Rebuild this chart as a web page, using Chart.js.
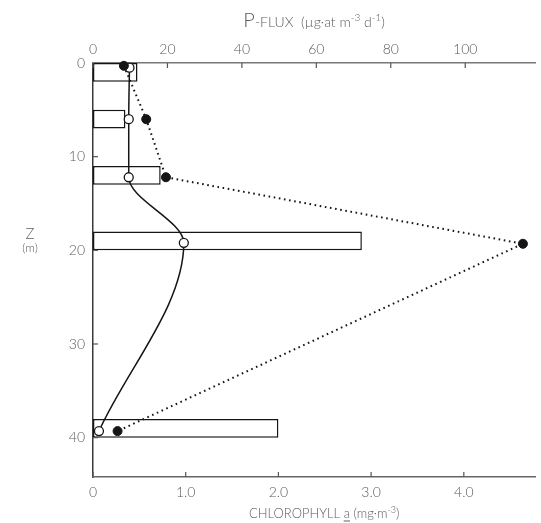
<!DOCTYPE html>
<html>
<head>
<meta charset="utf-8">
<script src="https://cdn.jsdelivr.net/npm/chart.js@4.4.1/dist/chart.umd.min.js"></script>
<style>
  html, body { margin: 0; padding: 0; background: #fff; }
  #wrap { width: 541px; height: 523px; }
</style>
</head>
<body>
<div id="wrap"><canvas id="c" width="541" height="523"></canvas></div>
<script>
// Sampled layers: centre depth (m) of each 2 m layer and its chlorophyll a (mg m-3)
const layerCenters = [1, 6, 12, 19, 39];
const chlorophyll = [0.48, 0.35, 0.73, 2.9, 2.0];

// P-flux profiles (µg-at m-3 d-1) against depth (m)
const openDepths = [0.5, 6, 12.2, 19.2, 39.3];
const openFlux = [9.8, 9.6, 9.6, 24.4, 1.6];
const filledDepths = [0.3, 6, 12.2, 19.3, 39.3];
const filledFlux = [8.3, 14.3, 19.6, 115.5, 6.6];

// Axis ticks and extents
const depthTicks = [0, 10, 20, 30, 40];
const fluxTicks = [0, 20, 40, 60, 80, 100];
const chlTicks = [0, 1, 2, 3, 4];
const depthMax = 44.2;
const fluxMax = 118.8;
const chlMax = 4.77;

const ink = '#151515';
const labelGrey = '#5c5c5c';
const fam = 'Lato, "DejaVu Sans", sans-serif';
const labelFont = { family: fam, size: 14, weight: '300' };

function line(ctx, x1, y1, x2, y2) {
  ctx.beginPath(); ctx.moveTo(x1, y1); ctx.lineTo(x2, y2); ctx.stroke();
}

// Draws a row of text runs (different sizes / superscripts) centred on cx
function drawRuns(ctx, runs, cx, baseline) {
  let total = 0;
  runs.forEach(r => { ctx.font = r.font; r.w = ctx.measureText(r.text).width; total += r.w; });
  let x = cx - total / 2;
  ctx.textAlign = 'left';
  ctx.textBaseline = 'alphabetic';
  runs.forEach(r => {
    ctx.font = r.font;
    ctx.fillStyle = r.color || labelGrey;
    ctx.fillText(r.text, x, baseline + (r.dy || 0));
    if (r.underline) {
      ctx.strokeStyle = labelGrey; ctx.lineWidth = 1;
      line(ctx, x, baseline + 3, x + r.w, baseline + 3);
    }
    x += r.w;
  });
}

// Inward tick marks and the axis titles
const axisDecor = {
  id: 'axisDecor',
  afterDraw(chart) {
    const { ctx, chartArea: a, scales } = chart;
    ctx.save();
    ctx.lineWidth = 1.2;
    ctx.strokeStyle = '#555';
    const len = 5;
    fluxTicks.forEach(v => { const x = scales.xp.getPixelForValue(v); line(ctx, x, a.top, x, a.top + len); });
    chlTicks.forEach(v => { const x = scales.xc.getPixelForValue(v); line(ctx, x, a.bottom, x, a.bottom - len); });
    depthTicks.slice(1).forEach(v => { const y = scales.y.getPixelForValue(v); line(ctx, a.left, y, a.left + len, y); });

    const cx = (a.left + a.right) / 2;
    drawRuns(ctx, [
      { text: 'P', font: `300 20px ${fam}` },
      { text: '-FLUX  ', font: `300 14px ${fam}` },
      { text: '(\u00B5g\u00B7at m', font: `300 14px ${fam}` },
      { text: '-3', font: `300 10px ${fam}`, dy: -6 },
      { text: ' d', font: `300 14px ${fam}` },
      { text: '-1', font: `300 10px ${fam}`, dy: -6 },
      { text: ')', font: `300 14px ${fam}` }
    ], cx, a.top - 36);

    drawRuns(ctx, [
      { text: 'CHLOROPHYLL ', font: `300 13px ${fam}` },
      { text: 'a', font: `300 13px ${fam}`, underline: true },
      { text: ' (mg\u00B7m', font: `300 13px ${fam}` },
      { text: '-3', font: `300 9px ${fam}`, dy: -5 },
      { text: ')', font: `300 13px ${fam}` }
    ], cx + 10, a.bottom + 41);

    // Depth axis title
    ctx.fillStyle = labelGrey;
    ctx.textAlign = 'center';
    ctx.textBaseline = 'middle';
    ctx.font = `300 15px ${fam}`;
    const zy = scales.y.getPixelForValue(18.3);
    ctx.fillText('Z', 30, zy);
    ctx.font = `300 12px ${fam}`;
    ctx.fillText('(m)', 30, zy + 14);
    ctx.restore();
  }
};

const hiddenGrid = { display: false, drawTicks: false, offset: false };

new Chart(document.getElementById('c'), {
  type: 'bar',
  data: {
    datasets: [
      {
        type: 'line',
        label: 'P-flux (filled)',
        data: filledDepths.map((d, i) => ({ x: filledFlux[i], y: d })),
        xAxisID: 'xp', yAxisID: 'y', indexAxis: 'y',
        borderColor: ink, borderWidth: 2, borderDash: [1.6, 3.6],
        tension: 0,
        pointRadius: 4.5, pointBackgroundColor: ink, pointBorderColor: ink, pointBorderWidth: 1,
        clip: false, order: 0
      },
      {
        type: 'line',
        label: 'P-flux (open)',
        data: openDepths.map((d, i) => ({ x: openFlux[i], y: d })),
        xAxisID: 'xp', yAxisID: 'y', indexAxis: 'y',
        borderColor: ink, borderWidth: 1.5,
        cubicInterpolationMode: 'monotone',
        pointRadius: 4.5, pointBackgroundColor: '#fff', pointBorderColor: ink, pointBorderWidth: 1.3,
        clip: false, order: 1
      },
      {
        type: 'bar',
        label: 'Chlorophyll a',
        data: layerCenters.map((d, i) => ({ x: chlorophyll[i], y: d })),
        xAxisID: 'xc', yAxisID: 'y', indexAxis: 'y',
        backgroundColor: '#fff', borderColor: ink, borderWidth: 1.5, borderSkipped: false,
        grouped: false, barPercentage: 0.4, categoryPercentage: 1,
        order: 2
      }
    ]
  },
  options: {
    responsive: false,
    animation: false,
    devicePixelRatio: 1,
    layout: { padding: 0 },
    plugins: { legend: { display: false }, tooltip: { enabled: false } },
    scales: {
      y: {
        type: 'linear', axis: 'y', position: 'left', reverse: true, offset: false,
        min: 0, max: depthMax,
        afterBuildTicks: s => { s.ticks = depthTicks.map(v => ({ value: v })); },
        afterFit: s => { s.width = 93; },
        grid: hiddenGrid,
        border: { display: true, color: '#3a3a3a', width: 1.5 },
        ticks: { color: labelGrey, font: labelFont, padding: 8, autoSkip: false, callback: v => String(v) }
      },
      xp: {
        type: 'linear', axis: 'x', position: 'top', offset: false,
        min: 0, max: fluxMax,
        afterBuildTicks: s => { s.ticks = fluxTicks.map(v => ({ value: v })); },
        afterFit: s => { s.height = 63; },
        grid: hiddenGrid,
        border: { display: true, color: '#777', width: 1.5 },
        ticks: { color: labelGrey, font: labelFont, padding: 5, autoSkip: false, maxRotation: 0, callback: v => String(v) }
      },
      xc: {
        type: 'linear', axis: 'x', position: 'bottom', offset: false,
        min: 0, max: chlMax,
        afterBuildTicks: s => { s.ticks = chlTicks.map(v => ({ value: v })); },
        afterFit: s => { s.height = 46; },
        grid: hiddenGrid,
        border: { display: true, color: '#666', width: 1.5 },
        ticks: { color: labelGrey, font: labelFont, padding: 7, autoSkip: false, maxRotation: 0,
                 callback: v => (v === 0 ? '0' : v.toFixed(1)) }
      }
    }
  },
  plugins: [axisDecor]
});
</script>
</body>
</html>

——————

#### GIVEN REQUEST
Please restate the material above line by line, exactly, beginning at its first line and ending with the line that contains "const chlorophyll = [0.48, 0.35, 0.73, 2.9, 2.0];", without any pictures.

#### RESULT FOR THIS EXERCISE
Rebuild this chart as a web page, using Chart.js.
<!DOCTYPE html>
<html>
<head>
<meta charset="utf-8">
<script src="https://cdn.jsdelivr.net/npm/chart.js@4.4.1/dist/chart.umd.min.js"></script>
<style>
  html, body { margin: 0; padding: 0; background: #fff; }
  #wrap { width: 541px; height: 523px; }
</style>
</head>
<body>
<div id="wrap"><canvas id="c" width="541" height="523"></canvas></div>
<script>
// Sampled layers: centre depth (m) of each 2 m layer and its chlorophyll a (mg m-3)
const layerCenters = [1, 6, 12, 19, 39];
const chlorophyll = [0.48, 0.35, 0.73, 2.9, 2.0];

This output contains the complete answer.